I’m trying to implement the Resnet in torch. But I found the output of the forward pass varies greatly between train and eval mode. Since the train and eval mode doesn’t affect anything besides batch norm and dropout, I don’t know if the results make sense.
Below is my test code:
import torch
from torch import nn
from torchvision import models
class resnet_lstm(torch.nn.Module):
def __init__(self):
super(resnet_lstm, self).__init__()
resnet = models.resnet50(pretrained=True)
self.share = torch.nn.Sequential()
self.share.add_module("conv1", resnet.conv1)
self.share.add_module("bn1", resnet.bn1) # Use BatchNorm3d
self.share.add_module("relu", resnet.relu)
self.share.add_module("maxpool", resnet.maxpool)
self.share.add_module("layer1", resnet.layer1)
self.share.add_module("layer2", resnet.layer2)
self.share.add_module("layer3", resnet.layer3)
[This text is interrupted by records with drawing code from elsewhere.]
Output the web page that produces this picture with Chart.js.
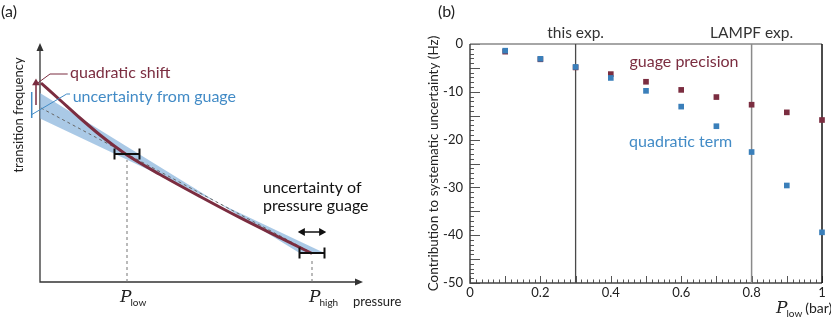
<!DOCTYPE html>
<html>
<head>
<meta charset="utf-8">
<script src="https://cdn.jsdelivr.net/npm/chart.js@4"></script>
<style>
  body { margin: 0; background: #fff; }
  #wrap { position: relative; width: 831px; height: 323px; }
  canvas { position: absolute; top: 0; }
  #chartA { left: 0; }
  #chartB { left: 420px; }
</style>
</head>
<body>
<div id="wrap">
  <canvas id="chartA" width="420" height="323"></canvas>
  <canvas id="chartB" width="411" height="323"></canvas>
</div>
<script>
// ---- panel (a): schematic, x = pressure, y = transition frequency (arbitrary units) ----
const curvePressure = [1, 20, 40, 60, 75, 87, 120, 160, 200, 240, 272];
const curveFrequency = [199, 182, 164, 147, 135.5, 127, 107.5, 85.5, 64.3, 44.3, 28.5];
const fitPressure = [1, 272];
const fitFrequency = [174, 29];
const bandPressure = [0, 259.5, 284.5];
const bandUpper = [189, 29, 29];
const bandLower = [163.4, 40.8, 29];
const pLow = 87;
const pHigh = 272;
const fLow = 128;
const fHigh = 29;
const gaugeErr = 12.5;
const gaugeArrowF = 50;
const shiftArrowP = [-4, -4];
const shiftArrowF = [177, 199];
const gaugeShiftP = [-8.3, -8.3];
const gaugeShiftF = [164, 190];
const shiftLeaderP = [-2.3, 10, 27.7];
const shiftLeaderF = [199, 208, 208];
const gaugeLeaderP = [-9, 26.7, 30];
const gaugeLeaderF = [167, 188, 188];

// ---- panel (b): contributions to systematic uncertainty ----
const pLowValues = [0.1, 0.2, 0.3, 0.4, 0.5, 0.6, 0.7, 0.8, 0.9, 1.0];
const gaugePrecision = [-1.6, -3.2, -4.9, -6.3, -7.9, -9.6, -11.1, -12.7, -14.3, -15.9];
const quadraticTerm = [-1.4, -3.1, -4.8, -7.1, -9.8, -13.1, -17.2, -22.6, -29.6, -39.4];
const experimentP = [0.3, 0.8];
const experimentNames = ['this exp.', 'LAMPF exp.'];
const experimentColors = ['#4a4a4a', '#8a8a8a'];

const MAROON = '#7b2d40';
const BLUE = '#3a7fba';
const BLUE_TEXT = '#428bc6';
const BAND = 'rgba(130, 176, 218, 0.68)';
const FONT = 'Lato, "Open Sans", sans-serif';

function pts(xs, ys) {
  return xs.map((x, i) => ({x: x, y: ys[i]}));
}

function text(ctx, str, x, y, font, color, align, baseline) {
  ctx.font = font;
  ctx.fillStyle = color;
  ctx.textAlign = align || 'left';
  ctx.textBaseline = baseline || 'middle';
  ctx.fillText(str, x, y);
}

// italic P with a small upright subscript
function pLabel(ctx, x, baseline, sub) {
  text(ctx, 'P', x, baseline, 'italic 17px "DejaVu Serif", "Liberation Serif", serif', '#222', 'left', 'alphabetic');
  const w = ctx.measureText('P').width;
  text(ctx, sub, x + w - 1, baseline + 4, '10px ' + FONT, '#222', 'left', 'alphabetic');
  return x + w - 1 + ctx.measureText(sub).width;
}

const schematicDecor = {
  id: 'schematicDecor',
  beforeDatasetsDraw(chart) {
    const {ctx, chartArea: a} = chart;
    ctx.save();
    ctx.strokeStyle = '#333';
    ctx.fillStyle = '#333';
    ctx.lineWidth = 1.3;
    ctx.beginPath();
    ctx.moveTo(a.left, a.top + 4);
    ctx.lineTo(a.left, a.bottom);
    ctx.lineTo(a.right - 4, a.bottom);
    ctx.stroke();
    ctx.beginPath();
    ctx.moveTo(a.left, a.top);
    ctx.lineTo(a.left - 3.5, a.top + 8);
    ctx.lineTo(a.left + 3.5, a.top + 8);
    ctx.closePath();
    ctx.moveTo(a.right, a.bottom);
    ctx.lineTo(a.right - 8, a.bottom - 3.5);
    ctx.lineTo(a.right - 8, a.bottom + 3.5);
    ctx.closePath();
    ctx.fill();
    ctx.restore();
  },
  afterDatasetsDraw(chart) {
    const {ctx, scales: {x, y}} = chart;
    const X = v => x.getPixelForValue(v);
    const Y = v => y.getPixelForValue(v);
    ctx.save();
    text(ctx, '(a)', 1, 12, '16px ' + FONT, '#222');
    text(ctx, 'quadratic shift', X(30), Y(209), '16px ' + FONT, MAROON);
    text(ctx, 'uncertainty from guage', X(32.7), Y(185), '16px ' + FONT, BLUE_TEXT);
    text(ctx, 'uncertainty of', X(223), Y(94), '16px ' + FONT, '#111');
    text(ctx, 'pressure guage', X(223), Y(76), '16px ' + FONT, '#111');
    text(ctx, 'pressure', X(313), Y(-20), '13px ' + FONT, '#222');
    pLabel(ctx, X(pLow) - 7, 302, 'low');
    pLabel(ctx, X(pHigh) - 3, 302, 'high');
    ctx.translate(19, Y(167));
    ctx.rotate(-Math.PI / 2);
    text(ctx, 'transition frequency', 0, 0, '13px ' + FONT, '#222', 'center');
    ctx.restore();
  }
};

new Chart(document.getElementById('chartA'), {
  type: 'scatter',
  data: {
    datasets: [
      {data: pts(bandPressure, bandUpper), showLine: true, borderWidth: 0, pointRadius: 0,
        backgroundColor: BAND, fill: '+1', order: 10},
      {data: pts(bandPressure, bandLower), showLine: true, borderWidth: 0, pointRadius: 0, order: 11},
      {data: pts(fitPressure, fitFrequency), showLine: true, borderColor: '#666', borderWidth: 1,
        borderDash: [3, 3], pointRadius: 0, order: 9},
      {data: pts(curvePressure, curveFrequency), showLine: true, borderColor: MAROON, borderWidth: 3,
        cubicInterpolationMode: 'monotone', pointRadius: 0, order: 8},
      {data: pts([pLow, pLow], [0, fLow - 6]), showLine: true, borderColor: '#777', borderWidth: 1,
        borderDash: [3, 3], pointRadius: 0, order: 7},
      {data: pts([pHigh, pHigh], [0, fHigh - 6]), showLine: true, borderColor: '#777', borderWidth: 1,
        borderDash: [3, 3], pointRadius: 0, order: 7},
      {data: pts([pLow - gaugeErr, pLow + gaugeErr], [fLow, fLow]), showLine: true, borderColor: '#111',
        borderWidth: 2, pointStyle: 'line', pointRotation: 90, pointRadius: 5.5, pointBorderWidth: 2,
        pointBorderColor: '#111', order: 1},
      {data: pts([pHigh - gaugeErr, pHigh + gaugeErr], [fHigh, fHigh]), showLine: true, borderColor: '#111',
        borderWidth: 2, pointStyle: 'line', pointRotation: 90, pointRadius: 5.5, pointBorderWidth: 2,
        pointBorderColor: '#111', order: 1},
      {data: pts([pHigh - gaugeErr + 3, pHigh + gaugeErr - 3], [gaugeArrowF, gaugeArrowF]), showLine: true,
        borderColor: '#111', borderWidth: 1.5, pointStyle: 'triangle', pointRotation: [270, 90],
        pointRadius: 3.2, pointBackgroundColor: '#111', pointBorderColor: '#111', order: 1},
      {data: pts(shiftArrowP, shiftArrowF), showLine: true, borderColor: MAROON, borderWidth: 1.5,
        pointStyle: 'triangle', pointRadius: [0, 3], pointBackgroundColor: MAROON,
        pointBorderColor: MAROON, clip: false, order: 2},
      {data: pts(shiftLeaderP, shiftLeaderF), showLine: true, borderColor: MAROON, borderWidth: 1,
        pointRadius: 0, clip: false, order: 2},
      {data: pts(gaugeShiftP, gaugeShiftF), showLine: true, borderColor: BLUE_TEXT, borderWidth: 1.5,
        pointStyle: 'triangle', pointRotation: [180, 0], pointRadius: 3, pointBackgroundColor: BLUE_TEXT,
        pointBorderColor: BLUE_TEXT, clip: false, order: 2},
      {data: pts(gaugeLeaderP, gaugeLeaderF), showLine: true, borderColor: BLUE_TEXT, borderWidth: 1,
        pointRadius: 0, clip: false, order: 2}
    ]
  },
  options: {
    responsive: false,
    animation: false,
    events: [],
    layout: {padding: {left: 40, right: 57, top: 43, bottom: 41}},
    plugins: {legend: {display: false}, tooltip: {enabled: false}},
    scales: {
      x: {type: 'linear', min: 0, max: 323, display: false},
      y: {type: 'linear', min: 0, max: 239, display: false}
    }
  },
  plugins: [schematicDecor]
});

// ---- panel (b) ----
const frameAndTicks = {
  id: 'frameAndTicks',
  beforeDatasetsDraw(chart) {
    const {ctx, chartArea: a, scales: {x, y}} = chart;
    ctx.save();
    ctx.lineWidth = 1;
    ctx.strokeStyle = '#555';
    ctx.beginPath();
    for (let i = 0; i <= 60; i++) {
      const px = Math.round(x.getPixelForValue(i / 60)) + 0.5;
      const len = i % 6 === 0 ? 7 : 3.5;
      ctx.moveTo(px, a.bottom);
      ctx.lineTo(px, a.bottom - len);
    }
    for (let v = 0; v >= -50; v--) {
      const py = Math.round(y.getPixelForValue(v)) + 0.5;
      const len = v % 5 === 0 ? 10 : 4;
      ctx.moveTo(a.left, py);
      ctx.lineTo(a.left + len, py);
    }
    ctx.stroke();
    // frame
    ctx.strokeStyle = '#888';
    ctx.lineWidth = 1.5;
    ctx.beginPath();
    ctx.moveTo(a.left, a.top);
    ctx.lineTo(a.right, a.top);
    ctx.stroke();
    ctx.strokeStyle = '#444';
    ctx.beginPath();
    ctx.moveTo(a.left, a.top);
    ctx.lineTo(a.left, a.bottom);
    ctx.lineTo(a.right, a.bottom);
    ctx.stroke();
    ctx.strokeStyle = '#111';
    ctx.beginPath();
    ctx.moveTo(a.right, a.top);
    ctx.lineTo(a.right, a.bottom);
    ctx.stroke();
    ctx.restore();
  },
  afterDatasetsDraw(chart) {
    const {ctx, scales: {x, y}} = chart;
    ctx.save();
    experimentP.forEach((p, i) => {
      text(ctx, experimentNames[i], x.getPixelForValue(p), 33, '15.5px ' + FONT, '#333', 'center');
    });
    text(ctx, 'guage precision', x.getPixelForValue(0.453), y.getPixelForValue(-3.8), '16px ' + FONT, MAROON);
    text(ctx, 'quadratic term', x.getPixelForValue(0.452), y.getPixelForValue(-20.5), '16px ' + FONT, BLUE_TEXT);
    text(ctx, '(b)', 18, 12, '16px ' + FONT, '#222');
    const end = pLabel(ctx, 356, 313, 'low');
    text(ctx, '(bar)', end + 3, 308, '14px ' + FONT, '#222');
    ctx.restore();
  }
};

new Chart(document.getElementById('chartB'), {
  type: 'scatter',
  data: {
    datasets: [
      {data: pts(pLowValues, quadraticTerm), pointStyle: 'rect', pointRadius: 4,
        pointBackgroundColor: BLUE, pointBorderWidth: 0, clip: false, order: 0},
      {data: pts(pLowValues, gaugePrecision), pointStyle: 'rect', pointRadius: 4,
        pointBackgroundColor: MAROON, pointBorderWidth: 0, clip: false, order: 1},
      {data: pts([experimentP[0], experimentP[0]], [0, -50]), showLine: true, borderColor: experimentColors[0],
        borderWidth: 1.3, pointRadius: 0, order: 2},
      {data: pts([experimentP[1], experimentP[1]], [0, -50]), showLine: true, borderColor: experimentColors[1],
        borderWidth: 1.5, pointRadius: 0, order: 2}
    ]
  },
  options: {
    responsive: false,
    animation: false,
    events: [],
    layout: {padding: {left: 0, right: 9, top: 44, bottom: 0}},
    plugins: {legend: {display: false}, tooltip: {enabled: false}},
    scales: {
      x: {
        type: 'linear', min: 0, max: 1,
        grid: {display: false, drawTicks: false},
        border: {display: false},
        ticks: {stepSize: 0.2, padding: 2, color: '#222', font: {family: FONT, size: 13},
          callback: v => String(Math.round(v * 10) / 10)},
        afterFit(scale) { scale.height = 40; }
      },
      y: {
        type: 'linear', min: -50, max: 0,
        grid: {display: false, drawTicks: false},
        border: {display: false},
        ticks: {stepSize: 10, padding: 7, color: '#222', font: {family: FONT, size: 13}},
        title: {display: true, text: 'Contribution to systematic uncertainty (Hz)', color: '#222',
          font: {family: FONT, size: 13.5}, padding: {top: 6, bottom: 0}},
        afterFit(scale) { scale.width = 50; }
      }
    }
  },
  plugins: [frameAndTicks]
});
</script>
</body>
</html>
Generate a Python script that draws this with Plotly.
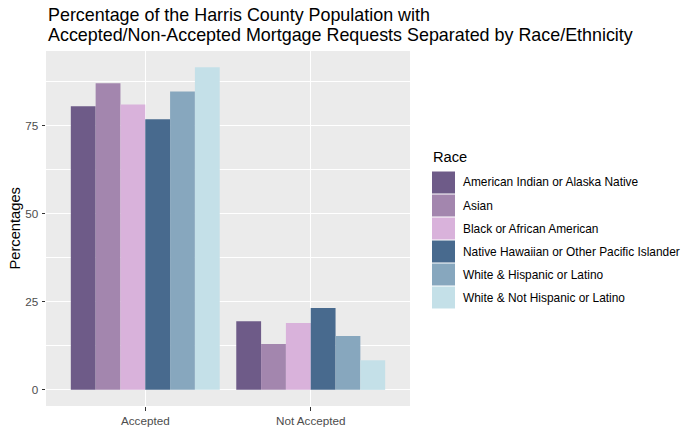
import plotly.graph_objects as go

categories = ["Accepted", "Not Accepted"]
races = [
    "American Indian or Alaska Native",
    "Asian",
    "Black or African American",
    "Native Hawaiian or Other Pacific Islander",
    "White & Hispanic or Latino",
    "White & Not Hispanic or Latino",
]
accepted = [80.5, 87.0, 81.0, 76.8, 84.7, 91.6]
not_accepted = [19.5, 13.0, 19.0, 23.2, 15.3, 8.4]
colors = ["#6E5B88", "#A386AE", "#D9B2DB", "#486A8E", "#87A7BE", "#C4E0E8"]
ytick_vals = [0, 25, 50, 75]

W, H = 700, 432
L, R, T, B = 46, 290, 51, 26
PW, PH = W - L - R, H - T - B
FONT = "Liberation Sans, Arial, sans-serif"

fig = go.Figure()
for i, race in enumerate(races):
    fig.add_trace(go.Bar(
        x=categories, y=[accepted[i], not_accepted[i]], name=race,
        marker=dict(color=colors[i], line=dict(width=0)), showlegend=False,
    ))

ymax = max(accepted + not_accepted)
pad = 0.05 * ymax

def px_x(px):
    return (px - L) / PW

def px_y(py):
    return 1 - (py - T) / PH

annotations = [
    dict(text="Percentage of the Harris County Population with", xref="paper", yref="paper",
         x=0, y=px_y(15.5), xanchor="left", yanchor="middle", showarrow=False,
         font=dict(family=FONT, size=17.9, color="black")),
    dict(text="Accepted/Non-Accepted Mortgage Requests Separated by Race/Ethnicity", xref="paper", yref="paper",
         x=0, y=px_y(35), xanchor="left", yanchor="middle", showarrow=False,
         font=dict(family=FONT, size=17.9, color="black")),
    dict(text="Percentages", xref="paper", yref="paper", x=px_x(14), y=px_y(228.5),
         xanchor="center", yanchor="middle", textangle=-90, showarrow=False,
         font=dict(family=FONT, size=14.7, color="black")),
    dict(text="Race", xref="paper", yref="paper", x=px_x(431), y=px_y(157),
         xanchor="left", yanchor="middle", showarrow=False,
         font=dict(family=FONT, size=14.7, color="black")),
]
shapes = []
key_top = 171
key_h = 23
for i, race in enumerate(races):
    y0 = key_top + i * key_h
    shapes.append(dict(type="rect", xref="paper", yref="paper",
                       x0=px_x(432), x1=px_x(455), y0=px_y(y0 + 0.5), y1=px_y(y0 + key_h - 0.5),
                       fillcolor=colors[i], line=dict(width=0)))
    annotations.append(dict(text=race, xref="paper", yref="paper", x=px_x(461), y=px_y(y0 + key_h / 2),
                            xanchor="left", yanchor="middle", showarrow=False,
                            font=dict(family=FONT, size=11.9, color="black")))

fig.update_layout(
    width=W, height=H, margin=dict(l=L, r=R, t=T, b=B, pad=0, autoexpand=False),
    paper_bgcolor="white", plot_bgcolor="#EBEBEB",
    barmode="group", bargap=0.1, bargroupgap=0,
    font=dict(family=FONT, color="#4D4D4D"),
    showlegend=False,
    annotations=annotations, shapes=shapes,
    xaxis=dict(type="category", range=[-0.6, 1.6], showgrid=True, gridcolor="white", gridwidth=1.1,
               ticks="outside", ticklen=3.5, tickcolor="#333333", tickwidth=1.1, automargin=False,
               tickfont=dict(family=FONT, size=11.7, color="#4D4D4D"), zeroline=False, showline=False),
    yaxis=dict(range=[-pad, ymax + pad], tickvals=ytick_vals, showgrid=True, gridcolor="white", gridwidth=1.1,
               ticks="outside", ticklen=3.5, tickcolor="#333333", tickwidth=1.1, automargin=False,
               ticklabelstandoff=1,
               tickfont=dict(family=FONT, size=11.7, color="#4D4D4D"), zeroline=False, showline=False,
               minor=dict(tickvals=[12.5, 37.5, 62.5, 87.5], showgrid=True, gridcolor="white", gridwidth=0.6, ticks="")),
)

fig.write_html("out.html")
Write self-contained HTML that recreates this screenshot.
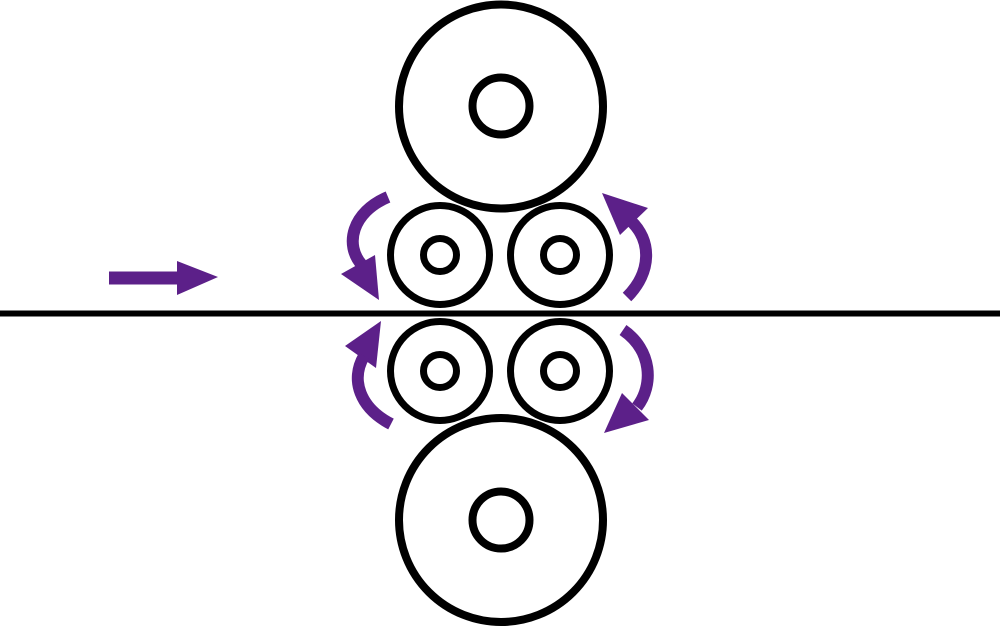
<!DOCTYPE html>
<html><head><meta charset="utf-8"><style>
html,body{margin:0;padding:0;background:#fff;width:1000px;height:627px;overflow:hidden}
svg{display:block}
</style></head><body>
<svg width="1000" height="627" viewBox="0 0 1000 627" xmlns="http://www.w3.org/2000/svg">
<g fill="none" stroke="#000" stroke-width="8">
<circle cx="501" cy="106.5" r="102"/>
<circle cx="501" cy="106" r="28.5"/>
<circle cx="501" cy="520" r="102"/>
<circle cx="501" cy="520" r="28.5"/>
<g stroke-width="7">
<circle cx="440" cy="255" r="49.5"/>
<circle cx="560" cy="255" r="49.5"/>
<circle cx="440" cy="371" r="49.5"/>
<circle cx="560" cy="371" r="49.5"/>
<circle cx="440" cy="255" r="16.5"/>
<circle cx="560" cy="255" r="16.5"/>
<circle cx="440" cy="371" r="16.5"/>
<circle cx="560" cy="371" r="16.5"/>
</g>
</g>
<rect x="0" y="310.5" width="1000" height="6" fill="#000"/>
<g fill="#5c2089">
<rect x="109" y="271.5" width="72" height="13"/>
<polygon points="177,261 218,277 177,295"/>
<polygon points="341,274 375,255 379,300"/>
<polygon points="620,235 648,208 602,193"/>
<polygon points="345,346 376,368 381,321"/>
<polygon points="649,420 622,393 604,433"/>
</g>
<g fill="none" stroke="#5c2089" stroke-width="12">
<path d="M 388 197 C 352 212, 344 245, 362 265"/>
<path d="M 627 297 C 652 272, 652 240, 630 220"/>
<path d="M 391 424 C 360 408, 350 380, 364 356"/>
<path d="M 623 330 C 652 350, 654 385, 637 407"/>
</g>
</svg>
</body></html>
self.share.add_module("layer4", resnet.layer4)
self.share.add_module("avgpool", resnet.avgpool)
self.fc = nn.Sequential(nn.Linear(2048, 512),
nn.ReLU(),
nn.Linear(512, 7))
def forward(self, x):
x = x.view(-1, 3, 224, 224)
x = self.share(x)
return x
model = resnet_lstm()
input_ = torch.randn(1, 3, 224, 224)
model.train()
print("train mode output", model(input_))
model.eval()
print("eval mode output", model(input_))
Terminal output:
train mode output tensor([[[[0.3603]],
[[0.5518]],
[[0.4599]],
...,
[[0.3381]],
[[0.4445]],
[[0.3481]]]], grad_fn=<MeanBackward1>)
eval mode output tensor([[[[0.1582]],
[[0.1822]],
[[0.0000]],
...,
[[0.0567]],
[[0.0054]],
[[0.3605]]]], grad_fn=<MeanBackward1>)
As you can see, the output of the train and eval mode is very different from each other. Would this damage the performance?